## start

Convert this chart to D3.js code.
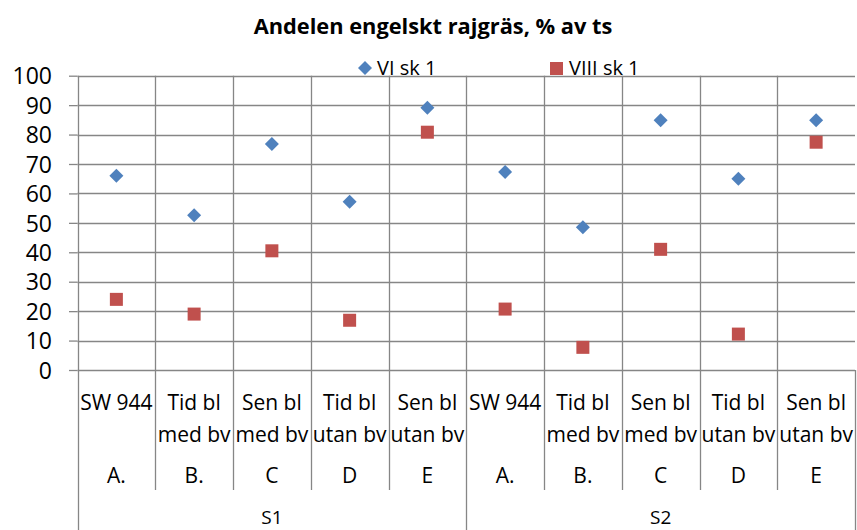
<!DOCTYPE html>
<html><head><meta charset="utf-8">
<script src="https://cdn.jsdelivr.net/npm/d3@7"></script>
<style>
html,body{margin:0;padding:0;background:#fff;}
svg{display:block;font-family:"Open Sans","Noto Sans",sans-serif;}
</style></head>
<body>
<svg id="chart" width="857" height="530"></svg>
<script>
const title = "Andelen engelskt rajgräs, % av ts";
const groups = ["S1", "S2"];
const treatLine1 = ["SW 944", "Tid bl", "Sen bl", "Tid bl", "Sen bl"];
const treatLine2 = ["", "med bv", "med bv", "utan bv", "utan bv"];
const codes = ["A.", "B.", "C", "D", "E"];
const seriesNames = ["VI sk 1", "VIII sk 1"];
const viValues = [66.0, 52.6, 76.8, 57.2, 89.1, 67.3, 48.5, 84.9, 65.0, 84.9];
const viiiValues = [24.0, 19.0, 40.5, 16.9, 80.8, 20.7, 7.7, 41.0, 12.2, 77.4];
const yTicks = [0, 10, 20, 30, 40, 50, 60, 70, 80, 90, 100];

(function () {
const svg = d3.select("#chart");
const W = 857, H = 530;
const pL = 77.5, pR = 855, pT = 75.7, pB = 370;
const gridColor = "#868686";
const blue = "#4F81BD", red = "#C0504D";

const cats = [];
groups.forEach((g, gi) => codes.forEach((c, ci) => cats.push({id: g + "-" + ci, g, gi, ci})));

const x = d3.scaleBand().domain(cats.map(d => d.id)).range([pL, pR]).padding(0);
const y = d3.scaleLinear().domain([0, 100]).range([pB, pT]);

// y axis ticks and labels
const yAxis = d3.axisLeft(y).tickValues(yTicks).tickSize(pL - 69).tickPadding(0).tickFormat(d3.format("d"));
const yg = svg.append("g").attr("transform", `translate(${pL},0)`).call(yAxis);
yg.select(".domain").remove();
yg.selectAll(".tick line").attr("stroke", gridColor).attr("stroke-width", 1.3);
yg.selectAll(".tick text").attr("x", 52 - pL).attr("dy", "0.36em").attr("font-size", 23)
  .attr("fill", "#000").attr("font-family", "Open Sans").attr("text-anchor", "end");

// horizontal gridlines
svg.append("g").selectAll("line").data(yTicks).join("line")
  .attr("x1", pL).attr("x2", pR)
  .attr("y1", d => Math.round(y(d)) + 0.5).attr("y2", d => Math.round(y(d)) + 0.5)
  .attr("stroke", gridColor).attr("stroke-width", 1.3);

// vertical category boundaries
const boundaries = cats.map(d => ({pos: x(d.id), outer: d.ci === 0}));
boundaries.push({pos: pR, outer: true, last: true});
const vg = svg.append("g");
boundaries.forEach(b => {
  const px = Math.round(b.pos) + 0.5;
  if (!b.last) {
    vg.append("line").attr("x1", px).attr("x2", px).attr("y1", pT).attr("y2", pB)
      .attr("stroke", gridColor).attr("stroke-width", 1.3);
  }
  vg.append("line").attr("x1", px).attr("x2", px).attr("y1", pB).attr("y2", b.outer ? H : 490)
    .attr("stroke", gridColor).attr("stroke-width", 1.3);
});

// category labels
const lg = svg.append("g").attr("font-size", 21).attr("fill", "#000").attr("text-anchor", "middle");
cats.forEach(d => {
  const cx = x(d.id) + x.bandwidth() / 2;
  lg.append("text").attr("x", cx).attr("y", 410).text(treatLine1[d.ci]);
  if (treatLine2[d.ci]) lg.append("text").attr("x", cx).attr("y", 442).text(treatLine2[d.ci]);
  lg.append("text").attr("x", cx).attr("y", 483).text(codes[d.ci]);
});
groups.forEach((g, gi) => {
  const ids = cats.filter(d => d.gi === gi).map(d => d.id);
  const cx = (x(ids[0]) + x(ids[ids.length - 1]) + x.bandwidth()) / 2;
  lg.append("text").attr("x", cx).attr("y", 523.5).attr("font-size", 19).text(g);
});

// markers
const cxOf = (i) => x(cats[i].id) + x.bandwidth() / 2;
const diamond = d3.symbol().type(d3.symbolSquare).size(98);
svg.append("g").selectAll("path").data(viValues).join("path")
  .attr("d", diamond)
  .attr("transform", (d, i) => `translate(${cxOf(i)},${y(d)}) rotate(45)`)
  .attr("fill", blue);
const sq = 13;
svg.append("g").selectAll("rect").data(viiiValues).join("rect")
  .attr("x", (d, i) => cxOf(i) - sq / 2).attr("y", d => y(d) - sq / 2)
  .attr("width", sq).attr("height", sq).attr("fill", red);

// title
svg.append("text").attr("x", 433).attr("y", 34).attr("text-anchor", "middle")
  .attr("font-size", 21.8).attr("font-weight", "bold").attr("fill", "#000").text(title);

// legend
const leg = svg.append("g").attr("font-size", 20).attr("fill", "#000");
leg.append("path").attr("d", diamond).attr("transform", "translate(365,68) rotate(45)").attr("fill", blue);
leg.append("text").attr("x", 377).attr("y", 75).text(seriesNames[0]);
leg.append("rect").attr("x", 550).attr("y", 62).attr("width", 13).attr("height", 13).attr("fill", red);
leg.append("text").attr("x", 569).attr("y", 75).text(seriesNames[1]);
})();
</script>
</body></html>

## end
## start

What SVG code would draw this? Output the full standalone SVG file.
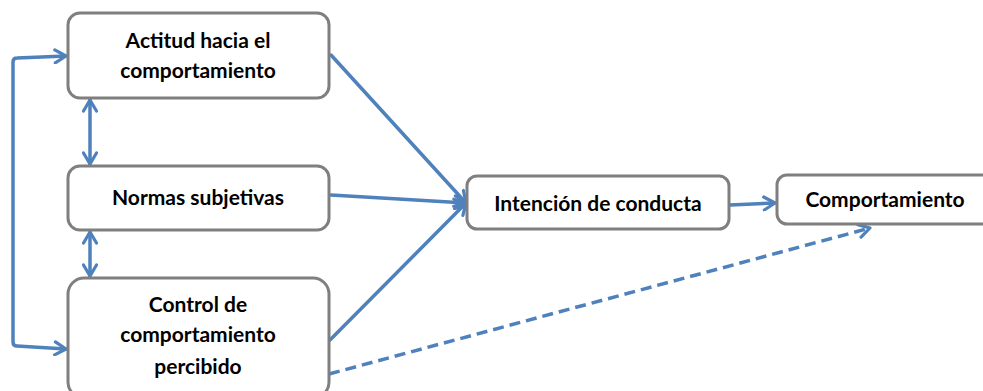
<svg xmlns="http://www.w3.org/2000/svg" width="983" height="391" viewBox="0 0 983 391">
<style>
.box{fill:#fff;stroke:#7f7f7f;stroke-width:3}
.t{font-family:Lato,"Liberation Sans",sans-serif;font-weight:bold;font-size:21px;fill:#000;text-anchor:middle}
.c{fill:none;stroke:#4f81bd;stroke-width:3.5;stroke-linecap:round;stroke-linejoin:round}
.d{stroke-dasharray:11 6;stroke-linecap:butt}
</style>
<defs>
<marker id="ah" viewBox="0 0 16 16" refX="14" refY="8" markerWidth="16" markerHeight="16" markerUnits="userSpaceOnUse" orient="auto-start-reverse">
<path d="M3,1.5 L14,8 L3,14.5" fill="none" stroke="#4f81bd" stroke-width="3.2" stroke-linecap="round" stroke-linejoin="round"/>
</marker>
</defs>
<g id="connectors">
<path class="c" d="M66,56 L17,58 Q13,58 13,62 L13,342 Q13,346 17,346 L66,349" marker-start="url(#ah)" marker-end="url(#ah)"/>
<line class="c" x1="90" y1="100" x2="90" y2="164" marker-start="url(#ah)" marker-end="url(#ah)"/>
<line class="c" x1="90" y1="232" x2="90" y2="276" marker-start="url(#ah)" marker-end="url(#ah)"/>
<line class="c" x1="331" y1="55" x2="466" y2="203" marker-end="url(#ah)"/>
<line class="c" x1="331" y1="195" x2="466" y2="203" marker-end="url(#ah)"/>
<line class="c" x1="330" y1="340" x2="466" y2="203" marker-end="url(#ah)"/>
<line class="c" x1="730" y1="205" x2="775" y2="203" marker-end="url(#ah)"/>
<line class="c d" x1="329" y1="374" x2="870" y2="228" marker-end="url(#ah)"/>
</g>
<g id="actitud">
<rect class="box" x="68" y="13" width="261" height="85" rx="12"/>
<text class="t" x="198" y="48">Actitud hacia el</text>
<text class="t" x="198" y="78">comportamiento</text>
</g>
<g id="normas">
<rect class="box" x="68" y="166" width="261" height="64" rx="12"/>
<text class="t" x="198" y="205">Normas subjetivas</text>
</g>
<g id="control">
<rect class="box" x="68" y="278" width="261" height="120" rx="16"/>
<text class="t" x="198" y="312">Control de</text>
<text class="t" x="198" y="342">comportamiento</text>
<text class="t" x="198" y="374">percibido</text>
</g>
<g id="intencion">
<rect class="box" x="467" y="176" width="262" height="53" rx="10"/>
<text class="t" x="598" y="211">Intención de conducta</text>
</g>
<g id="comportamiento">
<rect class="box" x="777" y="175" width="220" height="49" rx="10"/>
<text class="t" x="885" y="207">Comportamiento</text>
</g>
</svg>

## end

## Written problem
Go through the records and show every line with the string "chart" in it.

## Solution to the exercise
Convert this chart to D3.js code.
<svg id="chart" width="857" height="530"></svg>
const svg = d3.select("#chart");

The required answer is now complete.